I started treating my closet like hidden storage for everything ugly but necessary. My laundry basket? In the closet. My backpack? Closet. Shoes I wear once a month? Closet. That random stuff I don't know what to do with? Closet.

Only the pretty, intentional things stayed visible in my room. And it's wild how much this mattered. My room went from looking like organized chaos to looking genuinely peaceful.

If you don't have much closet space, get under bed storage bags. I got a two-pack for $12 and they hold so much. Everything I needed to keep but didn't want to see went under my bed, and suddenly my floor space opened up completely.

My Step-by-Step Weekend Room Makeover Plan Under $50

Okay, here's exactly how I did the whole transformation in one weekend without losing my mind.

Friday night prep (30 minutes):

I cleared every single surface. Nightstand, desk, dresser, floor. Everything. I put it all on my bed so I was forced to deal with it and couldn't just ignore it.

Then I decluttered ruthlessly. If I hadn't used it in three months or it didn't make me happy, it went into a donation bag. No exceptions. (Be honest with yourself here. You don't need seven half-used notebooks.)

I took before photos. This part is so important because you'll want to see the difference later, and trust me, it's motivating when you're halfway through and things look worse before they look better.

Saturday transformation (3 hours):

I rearranged my furniture first. Moved my bed, shifted my desk to face the window, angled my chair differently. Just seeing my room from a new perspective made it feel brand new.

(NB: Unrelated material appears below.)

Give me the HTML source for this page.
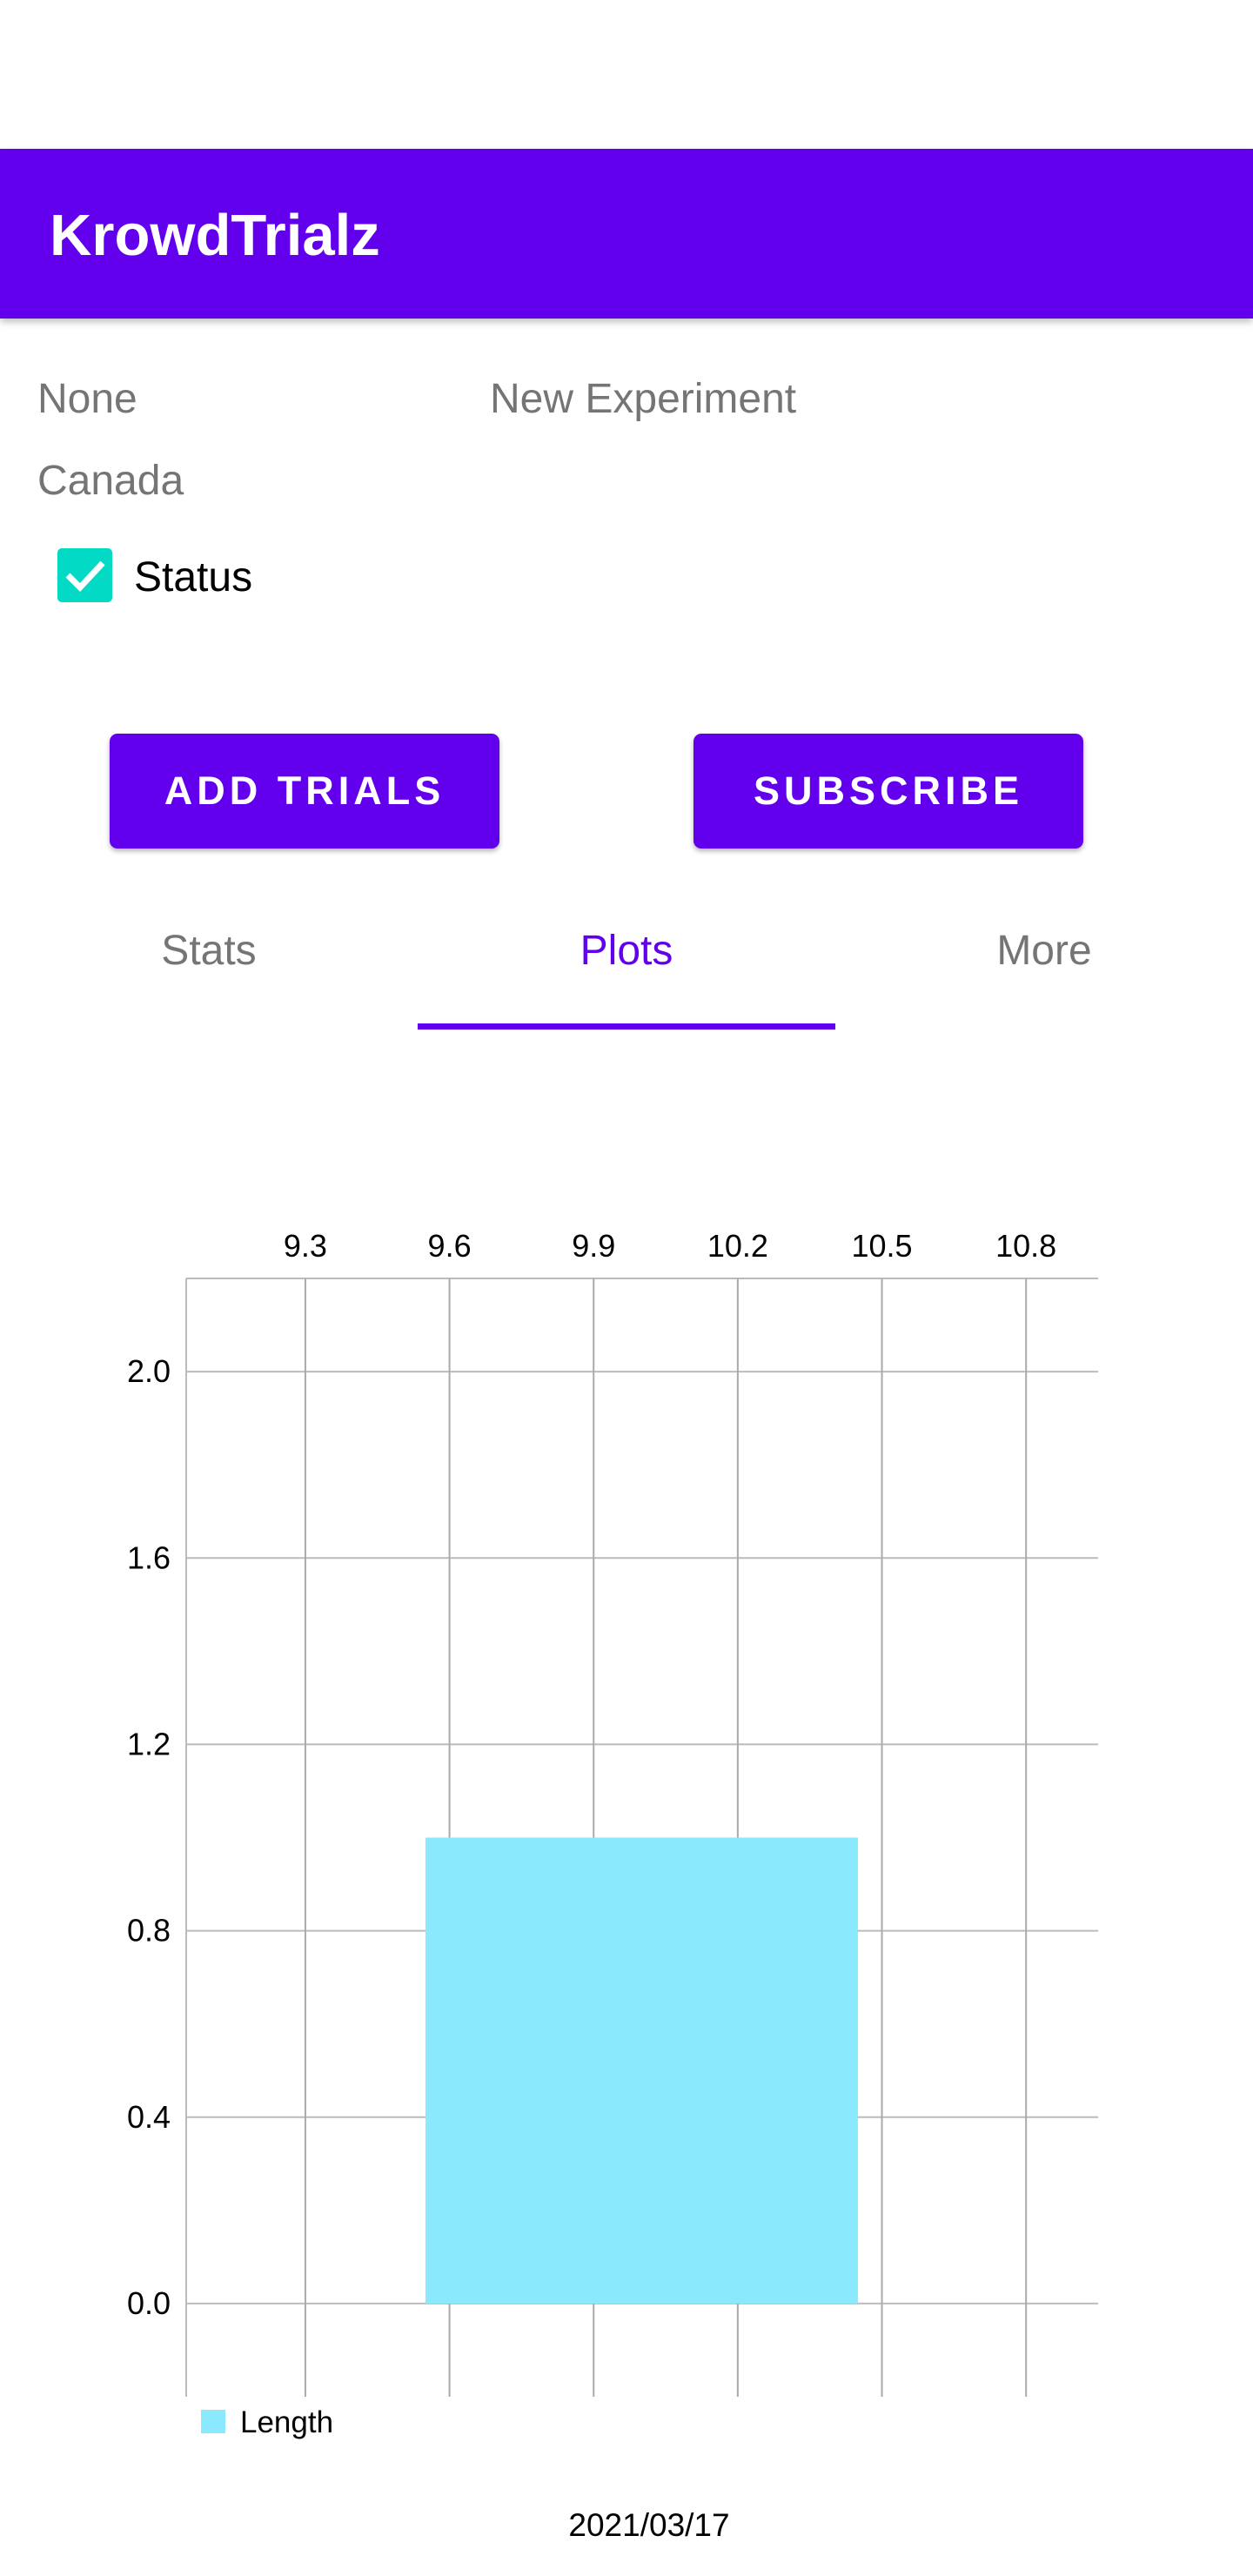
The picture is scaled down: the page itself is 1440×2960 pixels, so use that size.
<!DOCTYPE html>
<html><head><meta charset="utf-8"><style>
body{margin:0;width:1440px;height:2960px;background:#fff;position:relative;overflow:hidden;font-family:"Liberation Sans",sans-serif}
.a{position:absolute}
.hdr{left:0;top:171px;width:1440px;height:195px;background:#6200EE;box-shadow:0 4px 8px rgba(0,0,0,.25)}
.t{color:#757575;font-size:48px;white-space:nowrap}
.btn{background:#6200EE;color:#fff;border-radius:9px;box-shadow:0 3px 6px rgba(0,0,0,.3);font-size:45px;font-weight:bold;letter-spacing:5px;display:flex;align-items:center;justify-content:center;height:132px;top:843px;width:448px}
.tab{top:1065px;width:480px;text-align:center;font-size:48px;color:#757575}
</style></head><body>
<div class="a hdr">
<div class="a" style="left:57px;top:50px;color:#fff;font-size:67px;font-weight:bold;line-height:100px">KrowdTrialz</div>
</div>
<div class="a t" style="left:43px;top:431px">None</div>
<div class="a t" style="left:563px;top:431px">New Experiment</div>
<div class="a t" style="left:43px;top:525px">Canada</div>
<div class="a" style="left:66px;top:630px;width:63px;height:62px;background:#03DAC5;border-radius:5px">
<svg width="63" height="62"><path d="M12 31 L26 45 L52 17" stroke="#fff" stroke-width="7" fill="none"/></svg></div>
<div class="a" style="left:154px;top:636px;font-size:48px;color:#000">Status</div>
<div class="a btn" style="left:126px">ADD TRIALS</div>
<div class="a btn" style="left:797px">SUBSCRIBE</div>
<div class="a tab" style="left:0">Stats</div>
<div class="a tab" style="left:480px;color:#6200EE">Plots</div>
<div class="a tab" style="left:960px">More</div>
<div class="a" style="left:480px;top:1176px;width:480px;height:7px;background:#6200EE"></div>
<svg class="a" id="chart" style="left:0;top:0" width="1440" height="2960"></svg>
<script>
const categories=[10.0];
const values=[1.0];
const barWidthUnits=0.9;
const xTicks=[9.3,9.6,9.9,10.2,10.5,10.8];
const yTicks=[0.0,0.4,0.8,1.2,1.6,2.0];
const xMin=9.052,xMax=10.95,yMin=-0.2,yMax=2.2;
const L=214,R=1262,T=1469,B=2754;
const X=v=>L+(v-xMin)/(xMax-xMin)*(R-L);
const Y=v=>B-(v-yMin)/(yMax-yMin)*(B-T);
const svg=document.getElementById('chart');const NS='http://www.w3.org/2000/svg';
function mk(tag,attrs,txt){const e=document.createElementNS(NS,tag);for(const k in attrs)e.setAttribute(k,attrs[k]);if(txt!=null)e.textContent=txt;svg.appendChild(e);return e;}
let e;
e=mk('line',{x1:L,x2:R,y1:T,y2:T,stroke:'#bbb','stroke-width':2});


e=mk('line',{x1:L,x2:L,y1:T,y2:B,stroke:'#bbb','stroke-width':2});


yTicks.forEach(v=>{
 e=mk('line',{x1:L,x2:R,y1:Y(v),y2:Y(v),stroke:'#bbb','stroke-width':2});
 
 
 e=mk('text',{x:196,y:Y(v)+12,'text-anchor':'end','font-size':36,fill:'#000'},v.toFixed(1));
 
 
});
xTicks.forEach(v=>{
 e=mk('line',{x1:X(v),x2:X(v),y1:T,y2:B,stroke:'#aaa','stroke-width':2});
 
 
 e=mk('text',{x:X(v),y:1444,'text-anchor':'middle','font-size':36,fill:'#000'},v.toFixed(1));
 
 
});
categories.forEach((c,i)=>{
 e=mk('rect',{x:X(c-barWidthUnits/2),y:Y(values[i]),width:X(c+barWidthUnits/2)-X(c-barWidthUnits/2),height:Y(0)-Y(values[i]),fill:'#8BE9FD'});
 
 
});
e=mk('rect',{x:231,y:2769,width:28,height:27,fill:'#8BE9FD'});


e=mk('text',{x:276,y:2795,'font-size':35,fill:'#000'},'Length');


e=mk('text',{x:746,y:2914,'text-anchor':'middle','font-size':37,fill:'#000'},'2021/03/17');


</script>
</body></html>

Then I tackled lighting. Removed the overhead bulb, set up my fairy string lights around my headboard, positioned my desk lamp on the opposite side of the room for balance.

I created my gallery wall next using the photos I'd printed. I didn't measure anything perfectly (honestly, eyeballing it made it feel more organic and less rigid). Just arranged them in a way that felt good.

Finally, I styled my surfaces using the "rule of three." Everything in groups of odd numbers. Three books. One plant, one candle, one small tray. It sounds like a weird design rule but it actually works and makes everything look intentional instead of random.

Sunday finishing touches (1 hour):

I added my DIY art to the frames and hung them. I grabbed a small faux eucalyptus plant from Target for $7 (you can also get artificial eucalyptus stems in a set for under $10, and they look so real). I lit my $5 vanilla candle from Marshall's and let the scent fill the room.

Then I took my after photos and genuinely could not believe it was the same space.

Total spent: $28.74.

And honestly? My room finally felt like mine. Like a space I wanted to be in instead of a space I just existed in.

You Don't Need to Wait to Create Your Dream Room

Here's what I need you to know: you don't need to wait until you have more money or a bigger space or the "right" furniture to create a room that makes you feel like that girl every time you walk in.

You don't need everything to be perfect or matchy-matchy or Pinterest-approved.

You just need to start.

Pick one section tonight. Clear off your nightstand and style it with three things. Move your bed to face the light. Print one photo and stick it on your wall.

The room you've been pinning for months? The one that feels impossible right now? It's completely possible with what you already have.

Your aesthetic era doesn't start someday when you have more money or more time. It starts today. Right now. With one small intentional change.

And I promise you, it's going to feel so good.